In retrospect, there were only about eight history students in my first year as a senior in secondary school. That was a depressing eight out of a hundred students! The rest of the 92 chose other courses, neglecting history. We never stopped to think about the benefits of studying history or the fact that it is a vivid representation of our culture and our past, creating a continuum of stories and lessons for generations to come.
So the questions linger: Are we taught enough about African cultures? Do we need to focus more on learning about African cultures, before learning about western culture? In my opinion, there are multiple answers to these questions because it would be impossible to write or speak for all the various secondary schools or universities in Africa. Therefore, the solutions I have to offer are based on my limited observations.

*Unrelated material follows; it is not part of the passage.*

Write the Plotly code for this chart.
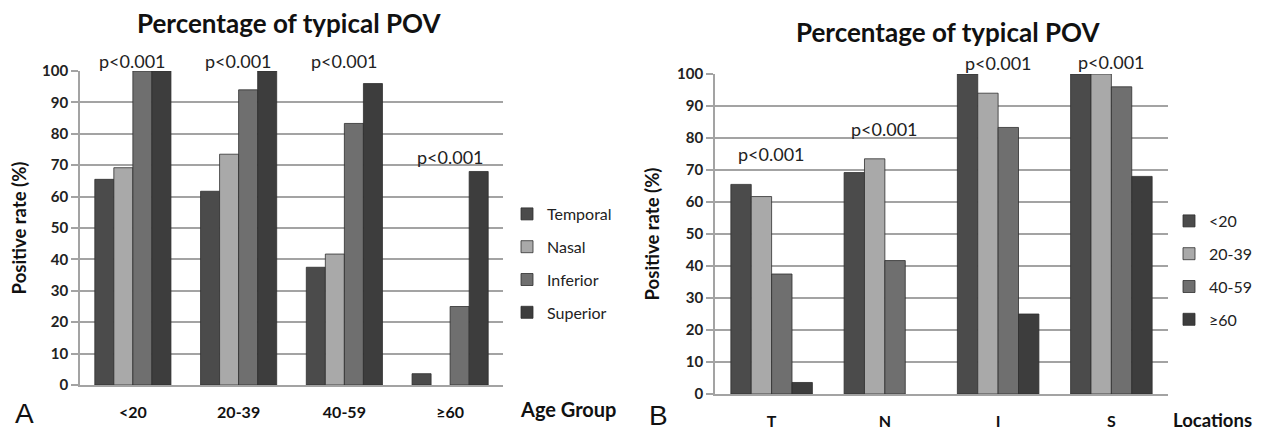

First, various schools adopt different curriculums for their students, and may advise students to focus on either the sciences or the arts or both. In most schools that I am familiar with, history, government, and literature are considered "art" subjects. After taking social studies from JSS 1 to JSS 3 with minimal focus on Nigerian history, history becomes optional once students enter the senior secondary level. This is where the problem seems to originate. I realized this while sitting in my American history I class in my final year of high school. I observed that in the U.S History is mandatory in schools and both American history I and II must be taken to graduate from high school. The educational system has created a system that upholds history as a subject of importance.
For this reason, the U.S government has set the foundation for a nation that is united because its people share a common destiny. With the sharing of history and culture via different media and in Nigerian and African classrooms, it can be ensured that a strong foundation of African heritage, history and culture is maintained.
Additionally, encouraging African schools to include both classic and modern African literature would be a great way to address learning about African cultures. Writers like Chimamanda Ngozi Adichie, Uwem Akpan, Ngugi wa Thiongo, Ama at Aidoo, Lawrence Darmani, among others, could help provide insight into African culture through their literary works. Finally, learning about leaders who have paved the way for Africa is absolutely necessary. The absence of good leadership is an increasing issue in Africa and with the absence of good mentors to look up to, the continuum for incompetence lengthens.
It is my conviction and belief that encouraging more courses in African history, African culture, and even folk stories will improve knowledge and self-awareness. Learning about other nations and their culture is also necessary to encourage well-rounded views about the world. The history of Africa’s countries and academic riches within the continent must be acknowledged and studied.